◆ TO BE DONE ◆
From the data that follows, report how many lines hold the string "matplotlib", giving only the number.
Start of RECORDS FOR THIS EXERCISE
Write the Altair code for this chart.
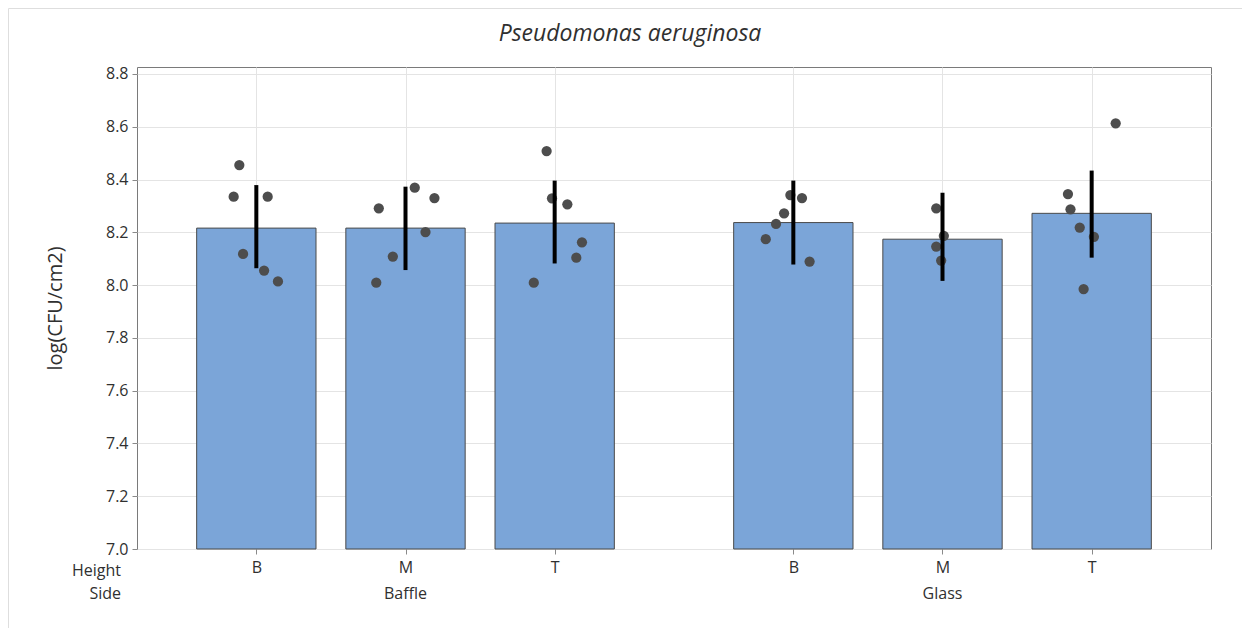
import altair as alt
import pandas as pd

chart_title = "Pseudomonas aeruginosa"
y_title = "log(CFU/cm2)"

# one entry per bar
sides = ["Baffle", "Baffle", "Baffle", "Glass", "Glass", "Glass"]
heights = ["B", "M", "T", "B", "M", "T"]
means = [8.216, 8.216, 8.235, 8.237, 8.174, 8.272]
int_low = [8.064, 8.057, 8.082, 8.078, 8.016, 8.104]
int_high = [8.379, 8.373, 8.396, 8.396, 8.350, 8.434]

# individual observations (bar index, value, horizontal jitter in bar steps)
pt_group = [0] * 6 + [1] * 6 + [2] * 6 + [3] * 6 + [4] * 4 + [5] * 6
pt_value = [
    8.455, 8.335, 8.335, 8.118, 8.055, 8.014,
    8.291, 8.369, 8.330, 8.201, 8.108, 8.009,
    8.508, 8.329, 8.306, 8.162, 8.104, 8.009,
    8.174, 8.232, 8.272, 8.341, 8.330, 8.089,
    8.291, 8.187, 8.146, 8.093,
    8.613, 8.345, 8.287, 8.218, 8.183, 7.985,
]
pt_jitter = [
    -0.114, -0.152, 0.076, -0.089, 0.052, 0.145,
    -0.179, 0.062, 0.194, 0.134, -0.085, -0.196,
    -0.054, -0.018, 0.085, 0.183, 0.145, -0.140,
    -0.185, -0.116, -0.062, -0.020, 0.058, 0.109,
    -0.042, 0.009, -0.042, -0.009,
    0.161, -0.159, -0.142, -0.080, 0.015, -0.054,
]
y_ticks = [7.0, 7.2, 7.4, 7.6, 7.8, 8.0, 8.2, 8.4, 8.6, 8.8]
row_labels = ["Height", "Side"]

side_order = ["Baffle", "Glass"]
height_order = ["B", "M", "T"]
SIDE_GAP = 3.6

W, H = 1074, 482
FONT = "Open Sans"
TXT = "#303030"
LFS = 16


def pos_of(i):
    return side_order.index(sides[i]) * SIDE_GAP + height_order.index(heights[i]) + 1


positions = [pos_of(i) for i in range(len(sides))]
bars = pd.DataFrame({"side": sides, "height": heights, "mean": means,
                     "lo": int_low, "hi": int_high, "pos": positions})
pts = pd.DataFrame({"value": pt_value,
                    "pos": [positions[g] + j for g, j in zip(pt_group, pt_jitter)]})
side_lab = bars.groupby("side", as_index=False)["pos"].mean()

label_map = ", ".join(f"'{p:.1f}': '{h}'" for p, h in zip(positions, heights))
label_expr = "({" + label_map + "})[format(datum.value, '.1f')]"

xs = alt.Scale(domain=[0.2, 7.4], nice=False, zero=False)
ys = alt.Scale(domain=[7.0, 8.8265], nice=False, zero=False)

x_axis = alt.Axis(values=positions, labelExpr=label_expr, title=None, grid=True,
                  gridColor="#e4e4e4", tickColor="#8a8a8a", tickSize=5, domain=False,
                  labelFont=FONT, labelFontSize=LFS, labelColor=TXT, labelPadding=5)
y_axis = alt.Axis(values=y_ticks, format=".1f", title=y_title, grid=True,
                  gridColor="#e4e4e4", tickColor="#8a8a8a", tickSize=5, domain=False,
                  labelFont=FONT, labelFontSize=LFS, labelColor=TXT, labelPadding=4,
                  titleFont=FONT, titleFontSize=20, titleFontWeight="normal",
                  titleColor=TXT, titleX=-82, titleY=H / 2, titleAngle=-90,
                  titleAlign="center", titleBaseline="middle")

bar_layer = alt.Chart(bars).transform_calculate(
    x0="datum.pos - 0.4", x1="datum.pos + 0.4"
).mark_bar(color="#7BA5D8", stroke="#4a4a4a", strokeWidth=1).encode(
    x=alt.X("x0:Q", scale=xs, axis=x_axis),
    x2="x1:Q",
    y=alt.Y("mean:Q", scale=ys, axis=y_axis),
    y2=alt.datum(7.0),
)

pt_layer = alt.Chart(pts).mark_circle(size=105, color="#4d4d4d", opacity=1).encode(
    x=alt.X("pos:Q", scale=xs, axis=x_axis),
    y=alt.Y("value:Q", scale=ys, axis=y_axis),
)

err_layer = alt.Chart(bars).mark_rule(color="black", strokeWidth=4).encode(
    x=alt.X("pos:Q", scale=xs, axis=x_axis),
    y=alt.Y("lo:Q", scale=ys, axis=y_axis),
    y2="hi:Q",
)

side_text = alt.Chart(side_lab).mark_text(
    font=FONT, fontSize=LFS, color=TXT, baseline="middle", align="center"
).encode(
    x=alt.X("pos:Q", scale=xs, axis=x_axis),
    y=alt.value(H + 45),
    text="side:N",
)

row_df = pd.DataFrame({"label": row_labels})
height_row = alt.Chart(row_df).transform_filter("datum.label == 'Height'").mark_text(
    font=FONT, fontSize=LFS, color=TXT, baseline="middle", align="right"
).encode(x=alt.value(-16), y=alt.value(H + 22), text="label:N")
side_row = alt.Chart(row_df).transform_filter("datum.label == 'Side'").mark_text(
    font=FONT, fontSize=LFS, color=TXT, baseline="middle", align="right"
).encode(x=alt.value(-16), y=alt.value(H + 45), text="label:N")

title_df = pd.DataFrame({"t": [chart_title]})
title_text = alt.Chart(title_df).mark_text(
    font=FONT, fontSize=23, fontStyle="italic", color=TXT,
    baseline="alphabetic", align="center"
).encode(x=alt.value(W / 2 - 44), y=alt.value(-26), text="t:N")

frame_df = pd.DataFrame({"k": [0]})
frame_left = alt.Chart(frame_df).mark_rule(color="#dedede", strokeWidth=1).encode(
    x=alt.value(-128.5), y=alt.value(-58.5), y2=alt.value(H + 80))
frame_top = alt.Chart(frame_df).mark_rule(color="#dedede", strokeWidth=1).encode(
    x=alt.value(-128.5), x2=alt.value(W + 31), y=alt.value(-58.5))

chart = alt.layer(
    bar_layer, pt_layer, err_layer, side_text, height_row, side_row, title_text,
    frame_left, frame_top
).properties(
    width=W,
    height=H,
    autosize=alt.AutoSizeParams(type="none"),
    padding={"left": 129, "top": 59, "right": 31, "bottom": 79},
).configure_view(stroke="#7a7a7a", strokeWidth=1)

chart.save("out.html", embed_options={"renderer": "svg", "actions": False})
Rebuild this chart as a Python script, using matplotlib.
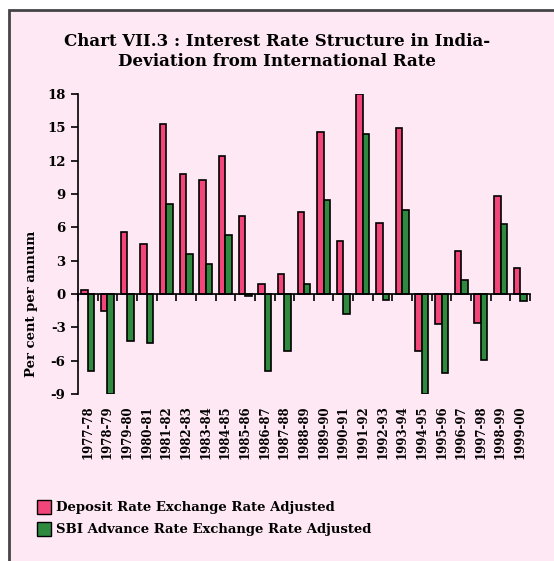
import numpy as np
import matplotlib
matplotlib.use('Agg')
import matplotlib.pyplot as plt
from matplotlib.patches import Rectangle
import matplotlib.transforms as mtransforms

years = ["1977-78", "1978-79", "1979-80", "1980-81", "1981-82", "1982-83",
         "1983-84", "1984-85", "1985-86", "1986-87", "1987-88", "1988-89",
         "1989-90", "1990-91", "1991-92", "1992-93", "1993-94", "1994-95",
         "1995-96", "1996-97", "1997-98", "1998-99", "1999-00"]
deposit = [0.4, -1.5, 5.6, 4.5, 15.3, 10.8, 10.3, 12.4, 7.0, 0.9, 1.8, 7.4,
           14.6, 4.8, 18.0, 6.4, 14.9, -5.1, -2.7, 3.9, -2.6, 8.8, 2.3]
sbi = [-6.9, -9.0, -4.2, -4.4, 8.1, 3.6, 2.7, 5.3, -0.2, -6.9, -5.1, 0.9,
       8.5, -1.8, 14.4, -0.5, 7.6, -9.0, -7.1, 1.3, -5.9, 6.3, -0.6]
yticks = [18, 15, 12, 9, 6, 3, 0, -3, -6, -9]

pink = '#F2467A'
green = '#2F8A40'
bg = '#FDE8F3'
font = 'DejaVu Serif'

fig = plt.figure(figsize=(5.54, 5.61), dpi=100)
fig.patch.set_facecolor('white')

# framed pink panel (extends past right/bottom edges)
fig.patches.append(Rectangle((9 / 554, -0.01), 1.0, 1 - 10 / 561 + 0.01,
                             transform=fig.transFigure, facecolor=bg,
                             edgecolor='#444444', linewidth=2.0, zorder=-5))

ax = fig.add_axes([78 / 554, 1 - 394 / 561, 452 / 554, 300 / 561])
ax.set_facecolor('none')

x = np.arange(len(years))
w = 0.33
ax.bar(x - w / 2, deposit, width=w, color=pink, edgecolor='black', linewidth=1.2, zorder=3)
ax.bar(x + w / 2, sbi, width=w, color=green, edgecolor='black', linewidth=1.2, zorder=3)

ax.set_xlim(-0.5, len(years) - 0.5)
ax.set_ylim(-9, 18)
ax.set_yticks(yticks)
ax.set_yticklabels([str(v) for v in yticks], fontfamily=font, fontweight='bold', fontsize=9.5)
ax.tick_params(axis='y', direction='out', length=5, width=1.2, pad=4)

for s in ['top', 'right']:
    ax.spines[s].set_visible(False)
ax.spines['left'].set_linewidth(1.2)
ax.spines['bottom'].set_position(('data', 0))
ax.spines['bottom'].set_linewidth(1.2)
ax.spines['bottom'].set_zorder(4)
ax.set_xticks(np.arange(len(years) + 1) - 0.5)
ax.set_xticklabels([])
ax.tick_params(axis='x', direction='out', length=5, width=1.2)

trans = mtransforms.blended_transform_factory(ax.transData, ax.transAxes)
for i, lab in enumerate(years):
    ax.text(i, -0.037, lab, transform=trans, rotation=90, ha='center', va='top',
            fontfamily=font, fontweight='bold', fontsize=8.5)

ax.set_ylabel('Per cent per annum', fontfamily=font, fontweight='bold', fontsize=9.5)
ax.yaxis.set_label_coords(-0.088, 0.30)

fig.text(0.5, 1 - 41 / 561, 'Chart VII.3 : Interest Rate Structure in India-',
         ha='center', va='center', fontfamily=font, fontweight='bold', fontsize=12)
fig.text(0.5, 1 - 62 / 561, 'Deviation from International Rate',
         ha='center', va='center', fontfamily=font, fontweight='bold', fontsize=12)

# legend
for yy, col, lab in [(507, pink, 'Deposit Rate Exchange Rate Adjusted'),
                     (529, green, 'SBI Advance Rate Exchange Rate Adjusted')]:
    fig.patches.append(Rectangle((37 / 554, 1 - (yy + 7) / 561), 14 / 554, 14 / 561,
                                 transform=fig.transFigure, facecolor=col,
                                 edgecolor='black', linewidth=1.0))
    fig.text(56 / 554, 1 - yy / 561, lab, ha='left', va='center',
             fontfamily=font, fontweight='bold', fontsize=9.5)

fig.savefig('out.png', dpi=100)
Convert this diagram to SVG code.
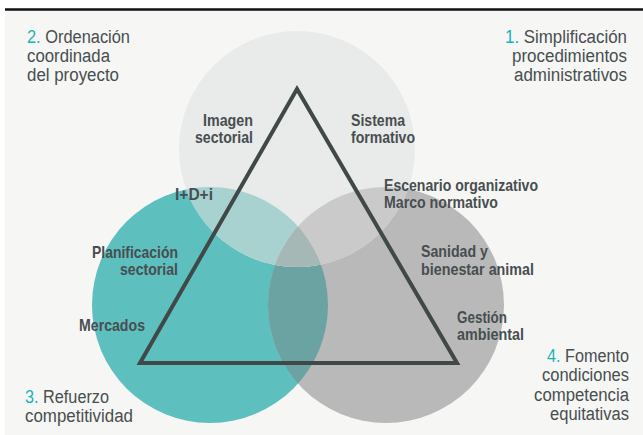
<svg xmlns="http://www.w3.org/2000/svg" width="643" height="435" viewBox="0 0 643 435">
<defs>
<style>
.lbl{font-family:"Liberation Sans",Arial,sans-serif;font-weight:bold;font-size:16.5px;fill:#474e50}
.out{font-family:"Liberation Sans",Arial,sans-serif;font-size:18px;fill:#474e50}
.num{fill:#1db2b8}
</style>
<clipPath id="cTeal"><circle cx="210" cy="305" r="118"/></clipPath>
<clipPath id="cGray"><circle cx="386" cy="305" r="118"/></clipPath>
</defs>
<rect x="0" y="0" width="643" height="435" fill="#ffffff"/>
<rect x="5" y="10" width="638" height="425" fill="#f6f6f4"/>
<line x1="5" y1="9.5" x2="643" y2="9.5" stroke="#111" stroke-width="2.5"/>

<g id="circles">
<circle id="teal" cx="210" cy="305" r="118" fill="#5ebfbf"/>
<circle id="gray" cx="386" cy="305" r="118" fill="#b9b9b9"/>
<circle cx="386" cy="305" r="118" fill="#6aa3a1" clip-path="url(#cTeal)"/>
<circle id="top" cx="297" cy="149" r="118" fill="#e9eaea"/>
<circle cx="297" cy="149" r="118" fill="#a8d2d0" clip-path="url(#cTeal)"/>
<circle cx="297" cy="149" r="118" fill="#cacaca" clip-path="url(#cGray)"/>
<g clip-path="url(#cGray)"><circle cx="297" cy="149" r="118" fill="#a5b8b6" clip-path="url(#cTeal)"/></g>
</g>

<g id="connectors">
<polygon points="297,89 140,363 457,363" fill="none" stroke="#404848" stroke-width="4" stroke-linejoin="miter"/>
</g>

<g id="inner-labels">
<text class="lbl" x="203" y="126" textLength="50" lengthAdjust="spacingAndGlyphs">Imagen</text>
<text class="lbl" x="195" y="143" textLength="58" lengthAdjust="spacingAndGlyphs">sectorial</text>
<text class="lbl" x="351" y="126" textLength="54" lengthAdjust="spacingAndGlyphs">Sistema</text>
<text class="lbl" x="351" y="143" textLength="64" lengthAdjust="spacingAndGlyphs">formativo</text>
<text class="lbl" x="175" y="200" textLength="38" lengthAdjust="spacingAndGlyphs">I+D+i</text>
<text class="lbl" x="384" y="191" textLength="154" lengthAdjust="spacingAndGlyphs">Escenario organizativo</text>
<text class="lbl" x="384" y="208" textLength="114" lengthAdjust="spacingAndGlyphs">Marco normativo</text>
<text class="lbl" x="92" y="258" textLength="86" lengthAdjust="spacingAndGlyphs">Planificación</text>
<text class="lbl" x="120" y="275" textLength="58" lengthAdjust="spacingAndGlyphs">sectorial</text>
<text class="lbl" x="79" y="331" textLength="66" lengthAdjust="spacingAndGlyphs">Mercados</text>
<text class="lbl" x="421" y="257" textLength="67" lengthAdjust="spacingAndGlyphs">Sanidad y</text>
<text class="lbl" x="421" y="275" textLength="113" lengthAdjust="spacingAndGlyphs">bienestar animal</text>
<text class="lbl" x="457" y="323" textLength="50" lengthAdjust="spacingAndGlyphs">Gestión</text>
<text class="lbl" x="457" y="340" textLength="67" lengthAdjust="spacingAndGlyphs">ambiental</text>
</g>

<g id="label-2">
<text class="out" x="27" y="43" textLength="103" lengthAdjust="spacingAndGlyphs"><tspan class="num">2.</tspan> Ordenación</text>
<text class="out" x="27" y="62" textLength="83" lengthAdjust="spacingAndGlyphs">coordinada</text>
<text class="out" x="27" y="81" textLength="92" lengthAdjust="spacingAndGlyphs">del proyecto</text>
</g>
<g id="label-1">
<text class="out" x="505" y="43" textLength="122" lengthAdjust="spacingAndGlyphs"><tspan class="num">1.</tspan> Simplificación</text>
<text class="out" x="512" y="62" textLength="115" lengthAdjust="spacingAndGlyphs">procedimientos</text>
<text class="out" x="514" y="81" textLength="113" lengthAdjust="spacingAndGlyphs">administrativos</text>
</g>
<g id="label-3">
<text class="out" x="25" y="403" textLength="84" lengthAdjust="spacingAndGlyphs"><tspan class="num">3.</tspan> Refuerzo</text>
<text class="out" x="25" y="422" textLength="108" lengthAdjust="spacingAndGlyphs">competitividad</text>
</g>
<g id="label-4">
<text class="out" x="547" y="362" textLength="82" lengthAdjust="spacingAndGlyphs"><tspan class="num">4.</tspan> Fomento</text>
<text class="out" x="542" y="381" textLength="87" lengthAdjust="spacingAndGlyphs">condiciones</text>
<text class="out" x="534" y="401" textLength="95" lengthAdjust="spacingAndGlyphs">competencia</text>
<text class="out" x="550" y="420" textLength="79" lengthAdjust="spacingAndGlyphs">equitativas</text>
</g>
</svg>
End of RECORDS FOR THIS EXERCISE
◆ TASK RESPONSE ◆
6